= Patna Pride March =

LGBTQ event in Patna, India

The Patna Pride March, held in Patna, India, is a civil rights march for lesbian, gay, bisexual, transgender, and queer (LGBTQ) people to build communities and socialize. There have been three iterations of the march over a period of seven years.

== 2012 Pride March ==
The city of Patna saw a Pride March on 29 March 2012. This was a small procession, starting at the historical Gandhi Maidan and concluding at the busy Dak Bunglow Chowk.

This march was organised by Project Pehchaan and a local Patna group run by Reshma Prasad called Dostana Safar. It was a small event with just 20 attending participants.

Patna University also had previously organised a session on Queer Literature at a refresher course for English Lecturers.

== 2017 Pride March ==
In 2017, the Pride March was repeated when members walked on Veer Chand Patel Marg, from R-Block to Miller High School.
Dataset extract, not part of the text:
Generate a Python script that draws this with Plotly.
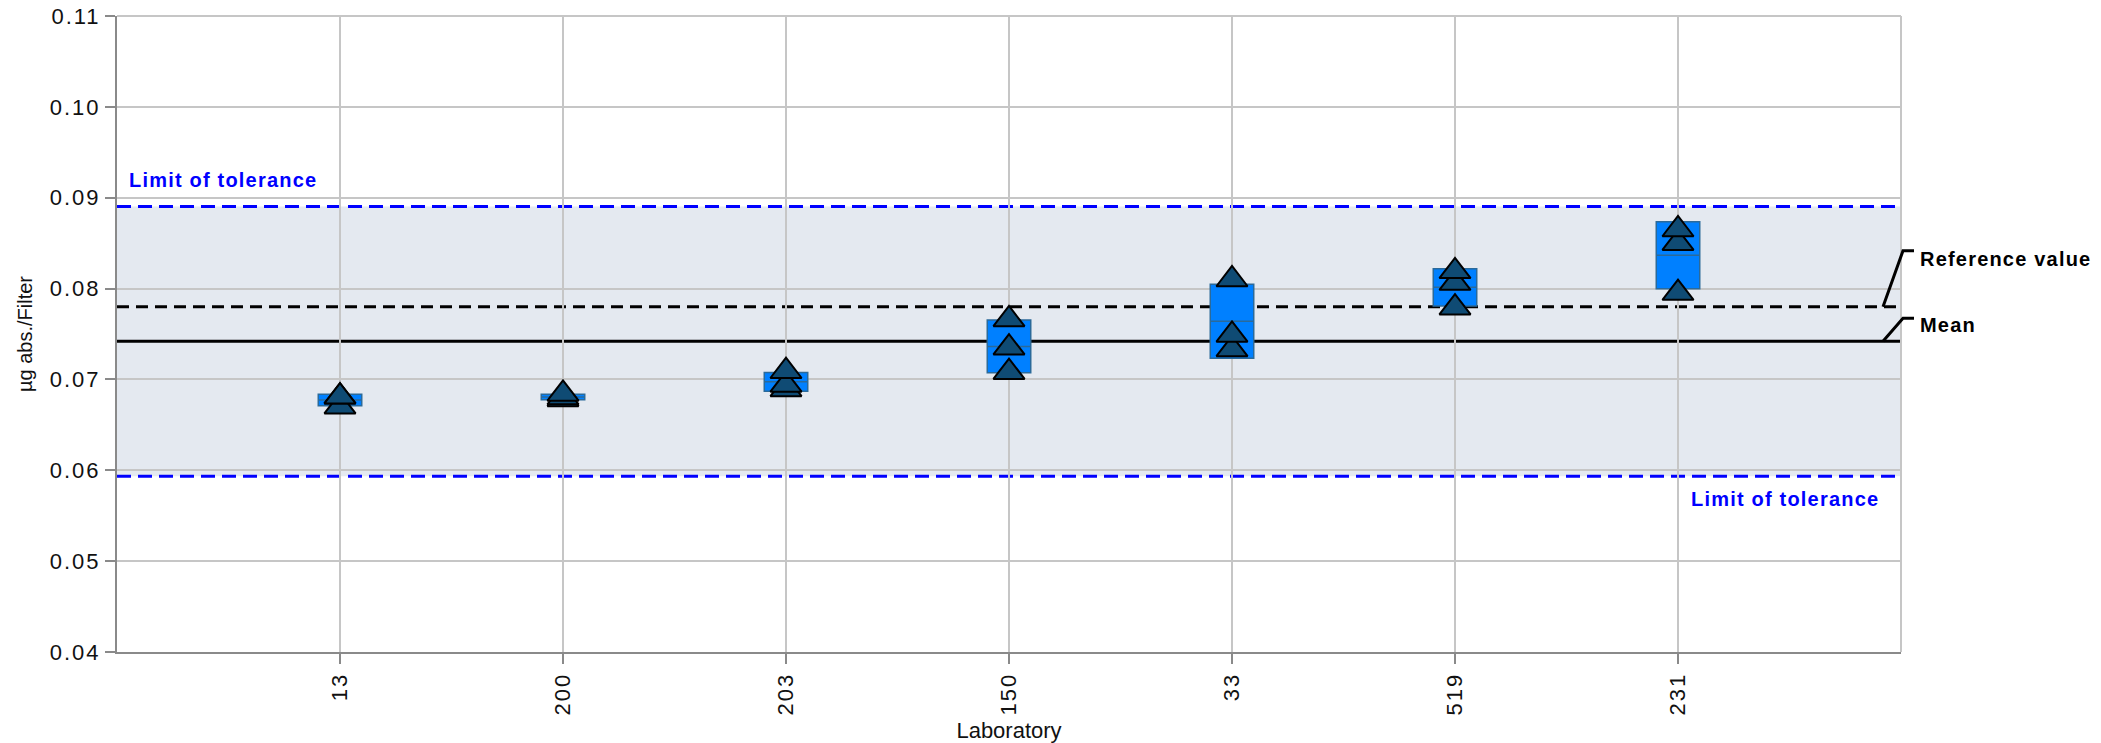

The group then stood outside Miller High School, holding placards and banners.

The 2017 march was held to demand respect and create sensibility towards the community and also demand for equal rights. The regional manager of the Voluntary Health Services (VHS) Girish Kumar said that the charter of the demands will be sent to the chief minister, Mr. Nitish Kumar.

== 2019 Pride March ==
To mark International Non-Binary People's Day, the 2019 Patna Pride March took place on 14 July 2019. The centerpiece of the march was the world’s largest transgender flag, although only a few feet wide, it was long, with over 500 people carrying it in the parade route. They went from the historic Hindi Sahitya Samelan to Rajendra Nagar’s Prem Chandra Rangshala, the path of which covers 1.8 kilometers of the city.